GIS for Disaster Response – Part 3

In this blog series, we interview GIS and emergency management expert, Richard Butgereit, on the use of GIS technologies to improve catastrophe response.

Improving Natural Disaster Recovery Efforts through GIS
In last week’s blog with Richard Butgereit, Director of Catastrophe Response, he explained the role GIS plays in disaster preparedness and management. This week, we hear from Richard on the ways in which GIS and the Geospatial Intelligence Center’s partnership with the private sector improves recovery efforts, allowing communities to rebuild faster.

Can you tell us why the post-disaster assessment process is critical to recovery efforts?

Richard: “Post-disaster damage assessment is what drives the recovery effort after a natural disaster. Affected areas need to be assessed to ascertain how many houses were destroyed or how many people no longer have a place to go to work or to live. Once the affected areas have been assessed, this information is then used to scope and begin the recovery process with the goal of making a community whole again.”

How has post-disaster data collection enhanced recovery efforts?

Richard: “If you look at the adoption of post-disaster imagery made available to emergency management organizations and stakeholders, it’s a constant evolution. Years ago we had disasters like Hurricane Katrina in which the response nor recovery efforts were well coordinated at the very beginning. We saw quickly that a lack of organization and resources could have a tremendous impact on outcomes after a disaster.

Like with so many disasters, in the immediate aftermath of Hurricane Katrina, post-disaster imagery collection efforts were in direct conflict with critical search and rescue operations, delaying data collection. And unfortunately, the data collected didn’t show up to emergency operations centers until several weeks after the storm – and even then, the data collected was hard to assess due to the lack of an index and inability to understand which locations at which time were covered by the imagery. As a result, it wasn’t effectively leveraged to positively affect outcomes.

Fast forward to today, the lessons learned along with advancements in technology and the development of programs like the Geospatial Intelligence Center, and we now have unprecedented post-disaster data collection coordinated as a component of the response, capturing unprecedented quantities of quality, high-resolution data that can be turned around in quicker time frames than ever previously possible and contributing to recovery.

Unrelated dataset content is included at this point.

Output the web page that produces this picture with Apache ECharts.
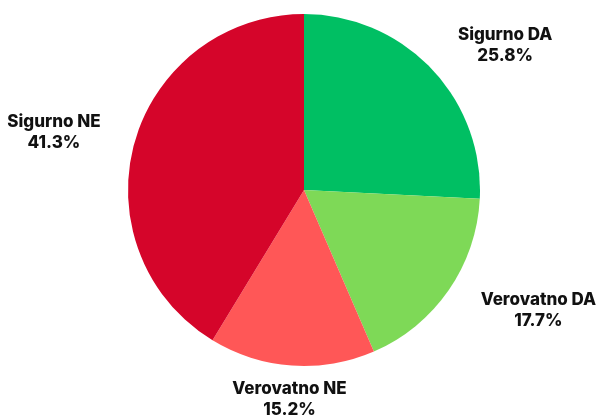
<!DOCTYPE html>
<html>
<head>
<meta charset="utf-8">
<style>
  html, body { margin: 0; padding: 0; background: #fff; }
  #chart { width: 598px; height: 419px; }
</style>
<script src="https://cdn.jsdelivr.net/npm/echarts@6/dist/echarts.min.js"></script>
</head>
<body>
<div id="chart"></div>
<script>
// slices, clockwise from 12 o'clock
var categories = ["Sigurno DA", "Verovatno DA", "Verovatno NE", "Sigurno NE"];
var shares = [25.8, 17.7, 15.2, 41.3];
var colors = ["#00BF63", "#7ED957", "#FF5757", "#D5052A"];

// label guide (hidden) lengths: radial part, horizontal part
var guideLen = [34, 35, 34, 39];
var guideLen2 = [49, 61, 0, 43];

var chart = echarts.init(document.getElementById("chart"));

var seriesData = categories.map(function (name, i) {
  return {
    name: name,
    value: shares[i],
    itemStyle: { color: colors[i] },
    labelLine: { length: guideLen[i], length2: guideLen2[i] }
  };
});

chart.setOption({
  animation: false,
  backgroundColor: "#ffffff",
  series: [
    {
      type: "pie",
      center: [304, 190],
      radius: 176,
      startAngle: 90,
      clockwise: true,
      avoidLabelOverlap: false,
      itemStyle: { borderWidth: 0 },
      label: {
        show: true,
        position: "outside",
        color: "#111111",
        fontFamily: "Inter",
        fontWeight: 800,
        fontSize: 17,
        lineHeight: 21,
        formatter: function (p) {
          return p.name + "\n" + p.value.toFixed(1) + "%";
        }
      },
      labelLine: {
        show: true,
        lineStyle: { opacity: 0, width: 0 }
      },
      // center each label on the end of its guide line
      labelLayout: function (p) {
        var r = p.labelRect;
        var x = p.align === "left" ? r.x - 5 : r.x + r.width + 5;
        return {
          x: x,
          y: r.y + r.height / 2,
          align: "center",
          verticalAlign: "middle"
        };
      },
      data: seriesData
    }
  ]
});
</script>
</body>
</html>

The end result is critical to the rebuilding of communities. In addition to serving our GIC member insurers, the GIC can share this same post-disaster data with emergency responders and government organizations like FEMA that can be used immediately to change outcomes for families, businesses, and communities that have been impacted – helping them get back on their feet faster.”

What ways can geospatial analytics be used in combination with imagery to provide the most comprehensive response?

Richard: “I see two base feeds of information following disasters, one driven from the public sector and one driven from the private sector. Each can drive disaster response and recovery, but they work best, and most effectively for the communities impacted, when the data can be shared across these domains.

On the public side, data feeds include FEMA’s Individual Assistance Program, where phone calls and registration for aid are being initiated. This information is one indicator of the areas and levels of damage that a person’s home or business has endured. On the private side, insurers are a critical resource to people affected by these disasters. From their respective positions, how can this data be de-identified and aggregated to foster this cross-domain data sharing?

I remember working in the Florida emergency operations center and observing as the US National Grid, a tactical tool originally created to improve search and rescue ground operations, naturally through geospatial analytics revealed itself as a strategic tool for data de-identification and aggregation.

Even as more sophisticated geospatial analytics like machine learning and artificial intelligence evolve around us, including using GIC post-disaster imagery, that same imagery is being used today to drive comprehensive response. When responders and emergency managers gather around our imagery, conversations and connections are spawned. And from those, we can logically dive into further data sharing discussions and work to assist communities affected by natural disasters. This type of partnership is a true game-changer in disaster response.”